• _Problem to work on_:
Each line below must be set down exactly; omit any image you find.

• _Raw data_:
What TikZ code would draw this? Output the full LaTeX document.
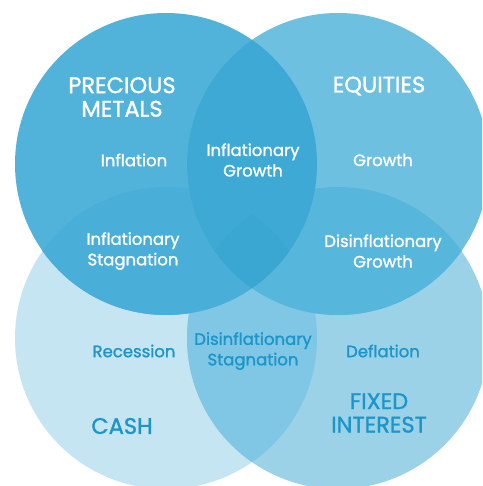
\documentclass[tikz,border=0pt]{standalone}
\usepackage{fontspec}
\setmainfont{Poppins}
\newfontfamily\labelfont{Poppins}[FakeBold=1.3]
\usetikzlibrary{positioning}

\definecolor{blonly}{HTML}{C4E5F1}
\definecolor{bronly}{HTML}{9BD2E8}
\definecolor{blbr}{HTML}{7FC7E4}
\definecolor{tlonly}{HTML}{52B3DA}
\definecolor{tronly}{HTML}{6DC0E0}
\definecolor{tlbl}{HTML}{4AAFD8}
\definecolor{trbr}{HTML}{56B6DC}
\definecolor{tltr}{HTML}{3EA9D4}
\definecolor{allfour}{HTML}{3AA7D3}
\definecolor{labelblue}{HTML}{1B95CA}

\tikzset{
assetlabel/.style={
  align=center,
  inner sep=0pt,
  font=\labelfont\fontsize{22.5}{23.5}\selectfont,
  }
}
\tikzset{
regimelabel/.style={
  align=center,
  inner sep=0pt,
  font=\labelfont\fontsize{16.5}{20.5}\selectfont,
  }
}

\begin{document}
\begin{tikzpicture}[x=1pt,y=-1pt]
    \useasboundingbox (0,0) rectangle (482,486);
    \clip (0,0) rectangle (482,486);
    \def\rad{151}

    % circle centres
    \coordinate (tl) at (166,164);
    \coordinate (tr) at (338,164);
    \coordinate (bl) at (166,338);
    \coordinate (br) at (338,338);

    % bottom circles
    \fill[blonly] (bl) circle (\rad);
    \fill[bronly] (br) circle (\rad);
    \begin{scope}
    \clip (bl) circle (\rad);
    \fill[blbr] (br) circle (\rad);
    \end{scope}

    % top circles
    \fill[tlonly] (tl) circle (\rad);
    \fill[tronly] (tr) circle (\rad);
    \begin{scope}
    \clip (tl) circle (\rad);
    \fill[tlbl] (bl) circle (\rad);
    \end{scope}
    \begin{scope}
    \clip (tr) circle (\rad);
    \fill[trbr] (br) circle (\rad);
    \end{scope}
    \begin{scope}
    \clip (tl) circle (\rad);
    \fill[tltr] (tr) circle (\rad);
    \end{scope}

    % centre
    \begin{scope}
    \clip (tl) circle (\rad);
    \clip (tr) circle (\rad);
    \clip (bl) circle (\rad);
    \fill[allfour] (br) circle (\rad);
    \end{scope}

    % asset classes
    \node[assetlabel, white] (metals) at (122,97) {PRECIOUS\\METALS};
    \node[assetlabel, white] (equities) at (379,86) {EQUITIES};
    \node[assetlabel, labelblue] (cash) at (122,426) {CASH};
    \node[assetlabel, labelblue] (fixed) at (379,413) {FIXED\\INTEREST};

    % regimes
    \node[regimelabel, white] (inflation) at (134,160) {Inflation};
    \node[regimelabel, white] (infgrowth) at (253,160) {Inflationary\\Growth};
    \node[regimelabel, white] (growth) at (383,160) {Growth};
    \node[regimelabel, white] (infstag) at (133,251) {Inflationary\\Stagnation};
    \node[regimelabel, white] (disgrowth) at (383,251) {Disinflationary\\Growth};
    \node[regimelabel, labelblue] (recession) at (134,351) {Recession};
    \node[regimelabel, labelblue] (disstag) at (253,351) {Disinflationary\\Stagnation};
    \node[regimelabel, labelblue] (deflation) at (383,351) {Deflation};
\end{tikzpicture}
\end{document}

• _Written reply_:
What TikZ code would draw this? Output the full LaTeX document.
\documentclass[tikz,border=0pt]{standalone}
\usepackage{fontspec}
\setmainfont{Poppins}
\newfontfamily\labelfont{Poppins}[FakeBold=1.3]
\usetikzlibrary{positioning}

\definecolor{blonly}{HTML}{C4E5F1}
\definecolor{bronly}{HTML}{9BD2E8}
\definecolor{blbr}{HTML}{7FC7E4}
\definecolor{tlonly}{HTML}{52B3DA}
\definecolor{tronly}{HTML}{6DC0E0}
\definecolor{tlbl}{HTML}{4AAFD8}
\definecolor{trbr}{HTML}{56B6DC}
\definecolor{tltr}{HTML}{3EA9D4}
\definecolor{allfour}{HTML}{3AA7D3}
\definecolor{labelblue}{HTML}{1B95CA}

\tikzset{
assetlabel/.style={
  align=center,
  inner sep=0pt,
  font=\labelfont\fontsize{22.5}{23.5}\selectfont,
  }
}
\tikzset{
regimelabel/.style={
  align=center,
  inner sep=0pt,
  font=\labelfont\fontsize{16.5}{20.5}\selectfont,
  }
}

\begin{document}
\begin{tikzpicture}[x=1pt,y=-1pt]
    \useasboundingbox (0,0) rectangle (482,486);
    \clip (0,0) rectangle (482,486);
    \def\rad{151}

    % circle centres
    \coordinate (tl) at (166,164);
    \coordinate (tr) at (338,164);
    \coordinate (bl) at (166,338);
    \coordinate (br) at (338,338);

    % bottom circles
    \fill[blonly] (bl) circle (\rad);
    \fill[bronly] (br) circle (\rad);
    \begin{scope}
    \clip (bl) circle (\rad);
    \fill[blbr] (br) circle (\rad);
    \end{scope}

    % top circles
    \fill[tlonly] (tl) circle (\rad);
    \fill[tronly] (tr) circle (\rad);
    \begin{scope}
    \clip (tl) circle (\rad);
    \fill[tlbl] (bl) circle (\rad);
    \end{scope}
    \begin{scope}
    \clip (tr) circle (\rad);
    \fill[trbr] (br) circle (\rad);
    \end{scope}
    \begin{scope}
    \clip (tl) circle (\rad);
    \fill[tltr] (tr) circle (\rad);
    \end{scope}

    % centre
    \begin{scope}
    \clip (tl) circle (\rad);
    \clip (tr) circle (\rad);
    \clip (bl) circle (\rad);
    \fill[allfour] (br) circle (\rad);
    \end{scope}

    % asset classes
    \node[assetlabel, white] (metals) at (122,97) {PRECIOUS\\METALS};
    \node[assetlabel, white] (equities) at (379,86) {EQUITIES};
    \node[assetlabel, labelblue] (cash) at (122,426) {CASH};
    \node[assetlabel, labelblue] (fixed) at (379,413) {FIXED\\INTEREST};

    % regimes
    \node[regimelabel, white] (inflation) at (134,160) {Inflation};
    \node[regimelabel, white] (infgrowth) at (253,160) {Inflationary\\Growth};
    \node[regimelabel, white] (growth) at (383,160) {Growth};
    \node[regimelabel, white] (infstag) at (133,251) {Inflationary\\Stagnation};
    \node[regimelabel, white] (disgrowth) at (383,251) {Disinflationary\\Growth};
    \node[regimelabel, labelblue] (recession) at (134,351) {Recession};
    \node[regimelabel, labelblue] (disstag) at (253,351) {Disinflationary\\Stagnation};
    \node[regimelabel, labelblue] (deflation) at (383,351) {Deflation};
\end{tikzpicture}
\end{document}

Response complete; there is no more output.